(EXERCISE DETAILS):
Write every line out verbatim and omit the pictures.

(SOURCE EXCERPT):
— begin —

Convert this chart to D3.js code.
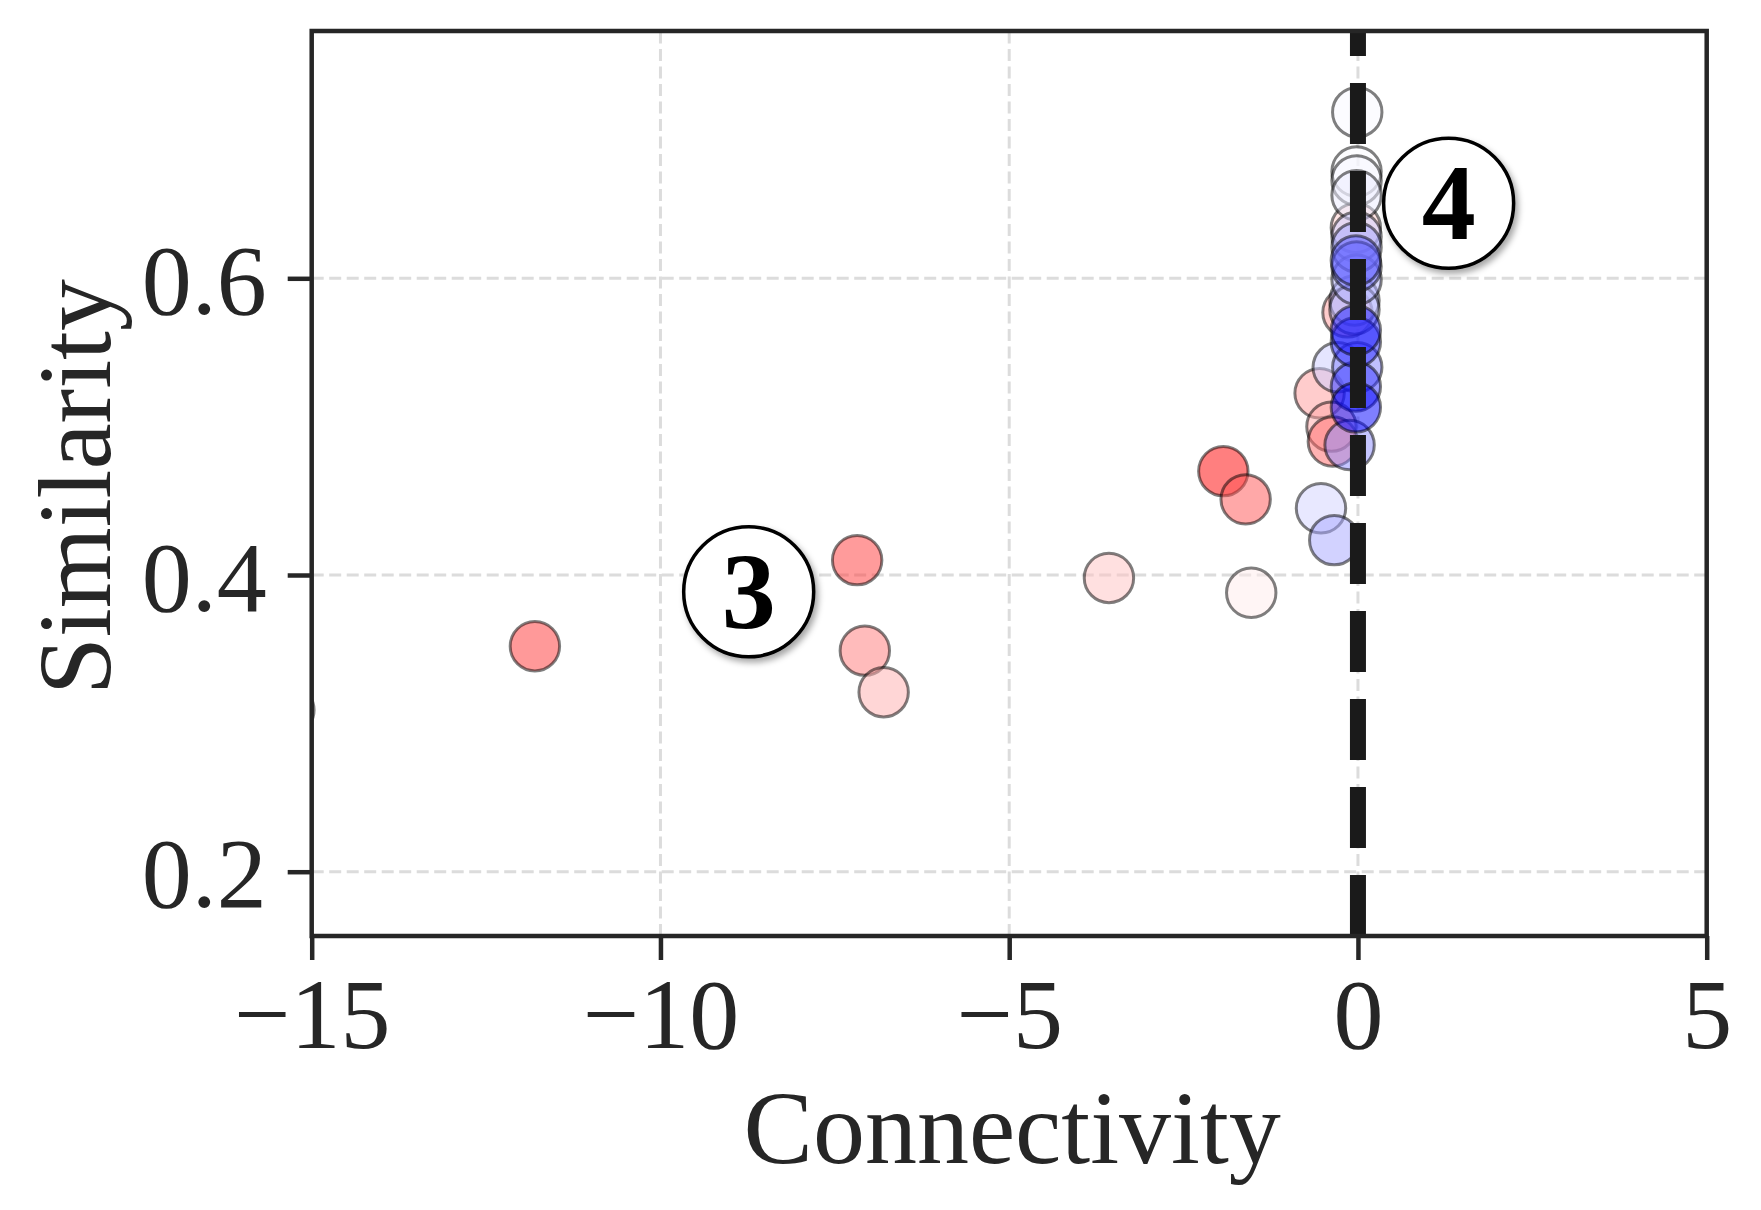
<!DOCTYPE html>
<html>
<head>
<meta charset="utf-8">
<script src="https://cdn.jsdelivr.net/npm/d3@7"></script>
<style>
  html, body { margin: 0; padding: 0; background: #ffffff; }
  svg { display: block; }
</style>
</head>
<body>
<svg id="chart" width="1761" height="1210"></svg>
<script>
// ---------------- data ----------------
const connectivity = [
  -15.32, -11.8, -7.18, -7.07, -6.80, -3.57, -1.93, -1.61, -1.53, -0.53, -0.34,
  -0.03, -0.15, -0.55, -0.38, -0.36,
  -0.01, -0.02, -0.02, -0.02, -0.29, -0.02, -0.05, -0.05, -0.02, -0.12,
  -0.01, -0.02, -0.02, -0.03, -0.03, -0.03, -0.03, -0.03
];
const similarity = [
  0.309, 0.352, 0.410, 0.349, 0.321, 0.398, 0.470, 0.451, 0.388, 0.445, 0.4235,
  0.634, 0.577, 0.5225, 0.500, 0.490,
  0.712, 0.672, 0.666, 0.656, 0.540, 0.628, 0.585, 0.579, 0.599, 0.4876,
  0.540, 0.621, 0.608, 0.612, 0.527, 0.557, 0.565, 0.513
];
// colour value in [-1, 1] (blue - white - red)
const colorValue = [
  0.15, 0.80, 0.78, 0.53, 0.32, 0.24, 1.00, 0.68, 0.08, -0.18, -0.35,
  0.20, 0.40, 0.40, 0.35, 0.60,
  -0.02, -0.01, -0.04, -0.08, -0.20, -0.20, -0.30, -0.25, -0.30, -0.45,
  -0.50, -0.35, -0.55, -0.65, -0.80, -0.85, -0.90, -1.00
];
const xTicks = [-15, -10, -5, 0, 5];
const xTickLabels = ["\u221215", "\u221210", "\u22125", "0", "5"];
const yTicks = [0.2, 0.4, 0.6];
const yTickLabels = ["0.2", "0.4", "0.6"];
const annotLabels = ["3", "4"];
const annotX = [-8.735, 1.30];
const annotY = [0.3887, 0.6506];
const refLineX = 0;
const xTitle = "Connectivity";
const yTitle = "Similarity";

// ---------------- layout ----------------
const W = 1761, H = 1210;
const L = 311.7, R = 1706.7, T = 31, B = 936;
const ink = "#262626";
const serif = "'Liberation Serif', 'Times New Roman', Times, serif";

const svg = d3.select("#chart");
const x = d3.scaleLinear().domain([-15, 5]).range([L, R]);
const y = d3.scaleLinear().domain([0.15666, 0.7667]).range([B, T]);
const color = d3.scaleLinear().domain([-1, 0, 1]).range(["#0000ff", "#ffffff", "#ff0000"]);

const defs = svg.append("defs");
defs.append("clipPath").attr("id", "plotClip")
  .append("rect").attr("x", L).attr("y", T).attr("width", R - L).attr("height", B - T);
const shadow = defs.append("filter").attr("id", "shadow")
  .attr("x", "-30%").attr("y", "-30%").attr("width", "160%").attr("height", "160%");
shadow.append("feDropShadow").attr("dx", 3).attr("dy", 4)
  .attr("stdDeviation", 3).attr("flood-color", "#000").attr("flood-opacity", 0.35);

// grid
const grid = svg.append("g").attr("clip-path", "url(#plotClip)");
grid.selectAll("line.gx").data(xTicks).join("line")
  .attr("x1", d => x(d)).attr("x2", d => x(d)).attr("y1", B).attr("y2", T)
  .attr("stroke", "#dcdcdc").attr("stroke-width", 3).attr("stroke-dasharray", "12,5.5");
grid.selectAll("line.gy").data(yTicks).join("line")
  .attr("y1", d => y(d)).attr("y2", d => y(d)).attr("x1", L).attr("x2", R)
  .attr("stroke", "#dcdcdc").attr("stroke-width", 3).attr("stroke-dasharray", "12,5.5");

// points
const pts = connectivity.map((c, i) => ({ c, s: similarity[i], v: colorValue[i] }));
svg.append("g").attr("clip-path", "url(#plotClip)")
  .selectAll("circle").data(pts).join("circle")
  .attr("cx", d => x(d.c)).attr("cy", d => y(d.s)).attr("r", 24.7)
  .attr("fill", d => color(d.v)).attr("fill-opacity", 0.5)
  .attr("stroke", "#000").attr("stroke-opacity", 0.5).attr("stroke-width", 3);

// vertical reference line
svg.append("g").attr("clip-path", "url(#plotClip)")
  .append("line")
  .attr("x1", x(refLineX)).attr("x2", x(refLineX)).attr("y1", B).attr("y2", T)
  .attr("stroke", "#1a1a1a").attr("stroke-width", 16).attr("stroke-dasharray", "61,27");

// annotations
const ann = svg.append("g").selectAll("g").data(annotLabels.map((t, i) => ({ t, ax: annotX[i], ay: annotY[i] })))
  .join("g").attr("transform", d => `translate(${x(d.ax)},${y(d.ay)})`);
ann.append("circle").attr("r", 65).attr("fill", "#fff")
  .attr("stroke", "#000").attr("stroke-width", 3.5).attr("filter", "url(#shadow)");
ann.append("text").text(d => d.t)
  .attr("text-anchor", "middle").attr("y", 36)
  .attr("font-family", serif).attr("font-weight", "bold").attr("font-size", 108)
  .attr("fill", "#000");

// axes
const xAxis = d3.axisBottom(x).tickValues(xTicks).tickFormat((d, i) => xTickLabels[i])
  .tickSize(24).tickPadding(17);
const gx = svg.append("g").attr("transform", `translate(0,${B})`).call(xAxis);
gx.select(".domain").remove();
gx.selectAll(".tick line").attr("stroke", ink).attr("stroke-width", 4.5);
gx.selectAll(".tick text").attr("fill", ink).attr("font-family", serif).attr("font-size", 100);

const yAxis = d3.axisLeft(y).tickValues(yTicks).tickFormat((d, i) => yTickLabels[i])
  .tickSize(24).tickPadding(21);
const gy = svg.append("g").attr("transform", `translate(${L},0)`).call(yAxis);
gy.select(".domain").remove();
gy.selectAll(".tick line").attr("stroke", ink).attr("stroke-width", 4.5);
gy.selectAll(".tick text").attr("fill", ink).attr("font-family", serif).attr("font-size", 100)
  .attr("dy", "0.35em");

// frame
svg.append("rect").attr("x", L).attr("y", T).attr("width", R - L).attr("height", B - T)
  .attr("fill", "none").attr("stroke", ink).attr("stroke-width", 4.5);

// titles
svg.append("text").text(xTitle)
  .attr("x", (L + R) / 2 + 3).attr("y", 1163).attr("text-anchor", "middle")
  .attr("font-family", serif).attr("font-size", 104).attr("fill", ink);
svg.append("text").text(yTitle)
  .attr("transform", `translate(110,487) rotate(-90)`).attr("text-anchor", "middle")
  .attr("font-family", serif).attr("font-size", 104).attr("fill", ink);
</script>
</body>
</html>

— end —

(EXERCISE RESULT):
Convert this chart to D3.js code.
<!DOCTYPE html>
<html>
<head>
<meta charset="utf-8">
<script src="https://cdn.jsdelivr.net/npm/d3@7"></script>
<style>
  html, body { margin: 0; padding: 0; background: #ffffff; }
  svg { display: block; }
</style>
</head>
<body>
<svg id="chart" width="1761" height="1210"></svg>
<script>
// ---------------- data ----------------
const connectivity = [
  -15.32, -11.8, -7.18, -7.07, -6.80, -3.57, -1.93, -1.61, -1.53, -0.53, -0.34,
  -0.03, -0.15, -0.55, -0.38, -0.36,
  -0.01, -0.02, -0.02, -0.02, -0.29, -0.02, -0.05, -0.05, -0.02, -0.12,
  -0.01, -0.02, -0.02, -0.03, -0.03, -0.03, -0.03, -0.03
];
const similarity = [
  0.309, 0.352, 0.410, 0.349, 0.321, 0.398, 0.470, 0.451, 0.388, 0.445, 0.4235,
  0.634, 0.577, 0.5225, 0.500, 0.490,
  0.712, 0.672, 0.666, 0.656, 0.540, 0.628, 0.585, 0.579, 0.599, 0.4876,
  0.540, 0.621, 0.608, 0.612, 0.527, 0.557, 0.565, 0.513
];
// colour value in [-1, 1] (blue - white - red)
const colorValue = [
  0.15, 0.80, 0.78, 0.53, 0.32, 0.24, 1.00, 0.68, 0.08, -0.18, -0.35,
  0.20, 0.40, 0.40, 0.35, 0.60,
  -0.02, -0.01, -0.04, -0.08, -0.20, -0.20, -0.30, -0.25, -0.30, -0.45,
  -0.50, -0.35, -0.55, -0.65, -0.80, -0.85, -0.90, -1.00
];
const xTicks = [-15, -10, -5, 0, 5];
const xTickLabels = ["\u221215", "\u221210", "\u22125", "0", "5"];
const yTicks = [0.2, 0.4, 0.6];
const yTickLabels = ["0.2", "0.4", "0.6"];
const annotLabels = ["3", "4"];
const annotX = [-8.735, 1.30];
const annotY = [0.3887, 0.6506];
const refLineX = 0;
const xTitle = "Connectivity";
const yTitle = "Similarity";

// ---------------- layout ----------------
const W = 1761, H = 1210;
const L = 311.7, R = 1706.7, T = 31, B = 936;
const ink = "#262626";
const serif = "'Liberation Serif', 'Times New Roman', Times, serif";

const svg = d3.select("#chart");
const x = d3.scaleLinear().domain([-15, 5]).range([L, R]);
const y = d3.scaleLinear().domain([0.15666, 0.7667]).range([B, T]);
const color = d3.scaleLinear().domain([-1, 0, 1]).range(["#0000ff", "#ffffff", "#ff0000"]);

const defs = svg.append("defs");
defs.append("clipPath").attr("id", "plotClip")
  .append("rect").attr("x", L).attr("y", T).attr("width", R - L).attr("height", B - T);
const shadow = defs.append("filter").attr("id", "shadow")
  .attr("x", "-30%").attr("y", "-30%").attr("width", "160%").attr("height", "160%");
shadow.append("feDropShadow").attr("dx", 3).attr("dy", 4)
  .attr("stdDeviation", 3).attr("flood-color", "#000").attr("flood-opacity", 0.35);

// grid
const grid = svg.append("g").attr("clip-path", "url(#plotClip)");
grid.selectAll("line.gx").data(xTicks).join("line")
  .attr("x1", d => x(d)).attr("x2", d => x(d)).attr("y1", B).attr("y2", T)
  .attr("stroke", "#dcdcdc").attr("stroke-width", 3).attr("stroke-dasharray", "12,5.5");
grid.selectAll("line.gy").data(yTicks).join("line")
  .attr("y1", d => y(d)).attr("y2", d => y(d)).attr("x1", L).attr("x2", R)
  .attr("stroke", "#dcdcdc").attr("stroke-width", 3).attr("stroke-dasharray", "12,5.5");

// points
const pts = connectivity.map((c, i) => ({ c, s: similarity[i], v: colorValue[i] }));
svg.append("g").attr("clip-path", "url(#plotClip)")
  .selectAll("circle").data(pts).join("circle")
  .attr("cx", d => x(d.c)).attr("cy", d => y(d.s)).attr("r", 24.7)
  .attr("fill", d => color(d.v)).attr("fill-opacity", 0.5)
  .attr("stroke", "#000").attr("stroke-opacity", 0.5).attr("stroke-width", 3);

// vertical reference line
svg.append("g").attr("clip-path", "url(#plotClip)")
  .append("line")
  .attr("x1", x(refLineX)).attr("x2", x(refLineX)).attr("y1", B).attr("y2", T)
  .attr("stroke", "#1a1a1a").attr("stroke-width", 16).attr("stroke-dasharray", "61,27");

// annotations
const ann = svg.append("g").selectAll("g").data(annotLabels.map((t, i) => ({ t, ax: annotX[i], ay: annotY[i] })))
  .join("g").attr("transform", d => `translate(${x(d.ax)},${y(d.ay)})`);
ann.append("circle").attr("r", 65).attr("fill", "#fff")
  .attr("stroke", "#000").attr("stroke-width", 3.5).attr("filter", "url(#shadow)");
ann.append("text").text(d => d.t)
  .attr("text-anchor", "middle").attr("y", 36)
  .attr("font-family", serif).attr("font-weight", "bold").attr("font-size", 108)
  .attr("fill", "#000");

// axes
const xAxis = d3.axisBottom(x).tickValues(xTicks).tickFormat((d, i) => xTickLabels[i])
  .tickSize(24).tickPadding(17);
const gx = svg.append("g").attr("transform", `translate(0,${B})`).call(xAxis);
gx.select(".domain").remove();
gx.selectAll(".tick line").attr("stroke", ink).attr("stroke-width", 4.5);
gx.selectAll(".tick text").attr("fill", ink).attr("font-family", serif).attr("font-size", 100);

const yAxis = d3.axisLeft(y).tickValues(yTicks).tickFormat((d, i) => yTickLabels[i])
  .tickSize(24).tickPadding(21);
const gy = svg.append("g").attr("transform", `translate(${L},0)`).call(yAxis);
gy.select(".domain").remove();
gy.selectAll(".tick line").attr("stroke", ink).attr("stroke-width", 4.5);
gy.selectAll(".tick text").attr("fill", ink).attr("font-family", serif).attr("font-size", 100)
  .attr("dy", "0.35em");

// frame
svg.append("rect").attr("x", L).attr("y", T).attr("width", R - L).attr("height", B - T)
  .attr("fill", "none").attr("stroke", ink).attr("stroke-width", 4.5);

// titles
svg.append("text").text(xTitle)
  .attr("x", (L + R) / 2 + 3).attr("y", 1163).attr("text-anchor", "middle")
  .attr("font-family", serif).attr("font-size", 104).attr("fill", ink);
svg.append("text").text(yTitle)
  .attr("transform", `translate(110,487) rotate(-90)`).attr("text-anchor", "middle")
  .attr("font-family", serif).attr("font-size", 104).attr("fill", ink);
</script>
</body>
</html>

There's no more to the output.